KKR spent approximately $75 million between July 8 and November 5, 2002, of which $39 million was spent between September 26 and November 4, 2002.
C. The Procedural History
Plaintiffs originally filed the Derivative Action on November 29, 2005. Thereafter, they filed the First Amended and Consolidated Complaint on April 26, 2006. Defendants moved to dismiss and on September 25, 2006, the Court of Chancery denied the motion. Primedia formed a Special Litigation Committee, which comprised Primedia Directors Daniel Ciporin and Kevin Smith, each of whom joined the board of directors after commencement of the action. On July 13, 2007, the SLC moved to stay the action pending its investigation and report. The court granted the stay, and on February 28, 2008, the SLC submitted its report and moved to dismiss the action.
In re Primedia Inc. Derivative Litig., 910 A.2d 248 (Del.Ch. 2006).
The First Amended Complaint alleged that redemptions of Primedia's D, F and H preferred stock (the cash-pay preferreds), and Series J paid-in-kind preferred stock in 2004-2005 were unfair to Primedia and resulted in the enrichment to KKR, at a cost to Primedia. In the aggregate, KKR affiliates owned a majority of those reduced shares. Filed on August 22, 2007, the Second Amended Complaint alleged a single count for breach of fiduciary duty against each Director Defendant and KKR; retained the breach of fiduciary duty claim based on the redemptions of the Series J, D, F and H preferred stock; and expanded allegations relating to the circumstances surrounding ABRA's preferred share purchases in 2002.
The Second Amended Complaint alleged that KKR engineered Primedia's plans to restructure and redeem the preferred stock, and then formed ABRA "as a vehicle to buy the exact same Series D Stock, Series F Stock, and Series H Stock that were the subject of Primedia's buyback." The Second Amended Complaint also challenged the Board's written consent approval of ABRA's purchases.
On January 11, 2008, after the SLC's investigation concluded, plaintiffs presented a new claim to SLC's counsel. Plaintiffs claimed that the KKR defendants breached their fiduciary duty to the Company by purchasing the preferred stock at a time when they possessed material, non-public information. The allegations supporting the Brophy claim did not appear in the Second Amended Complaint, because the plaintiffs had purportedly uncovered the information while reviewing materials after they filed the Second Amended Complaint.
Brophy v. Cities Serv. Co., 70 A.2d 5 (Del.Ch. 1949).
On March 16, 2010, plaintiffs filed a Third Amended Complaint, which included the Brophy claim that KKR possessed material, non-public information.
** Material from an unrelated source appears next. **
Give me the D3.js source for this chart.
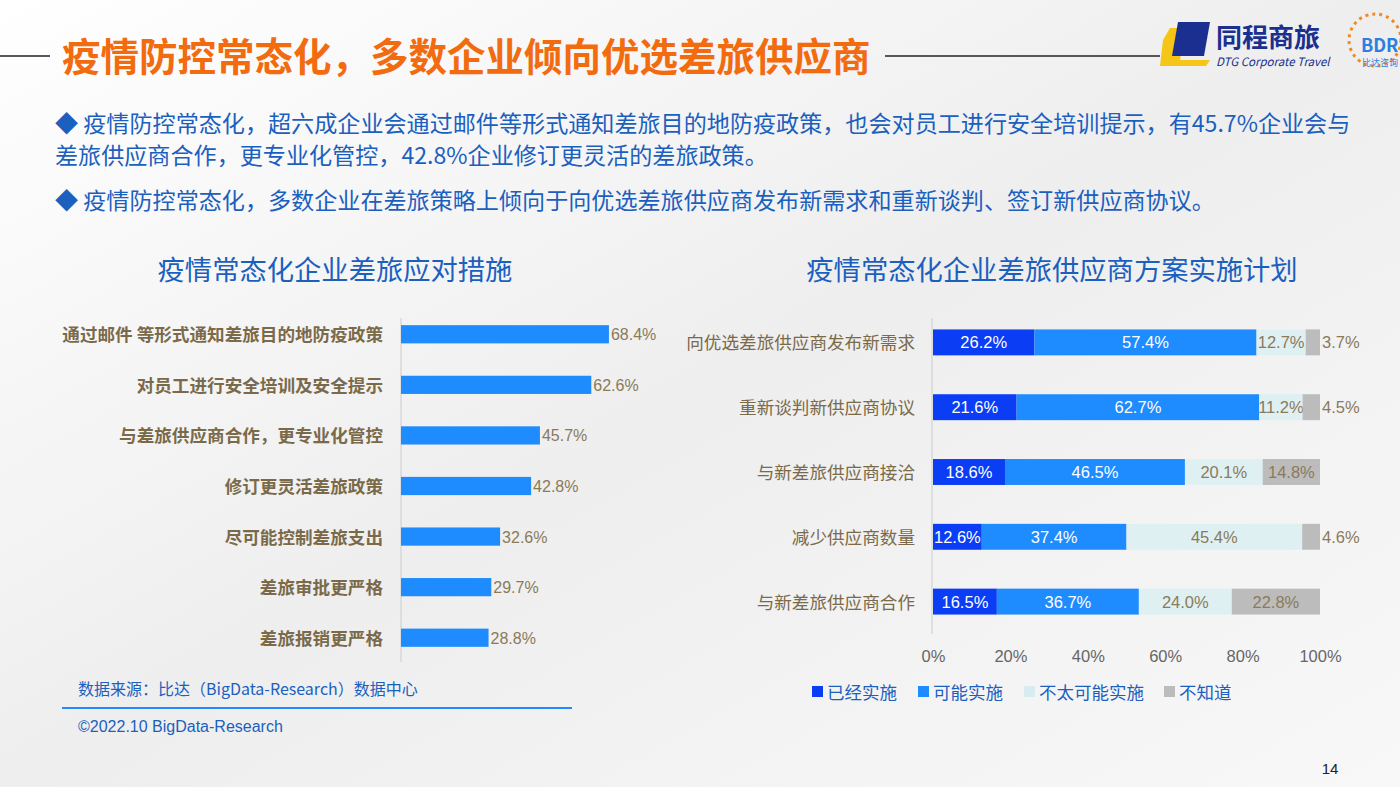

This latest complaint alleged that KKR knew that: (1) Primedia's earnings would be better than previously forecasted to the market, and (2) the Company anticipated at some point redeeming its outstanding preferred stock and KKR traded on this information during the period July 8 to November 5, 2002.
On June 14, 2010, the Court of Chancery heard oral argument and, ruling from the bench, granted the SLC's Motion to Dismiss. Kahn now appeals from that judgment. First, Kahn argues that the Court of Chancery erroneously held that disgorgement was not an available remedy for its Brophy claims, consistent with Pfeiffer's holding. Second, Kahn contends the Court of Chancery erroneously concluded that the SLC had demonstrated the absence of any genuine issue of material fact regarding the thoroughness of its investigation or the reasonableness of its conclusions.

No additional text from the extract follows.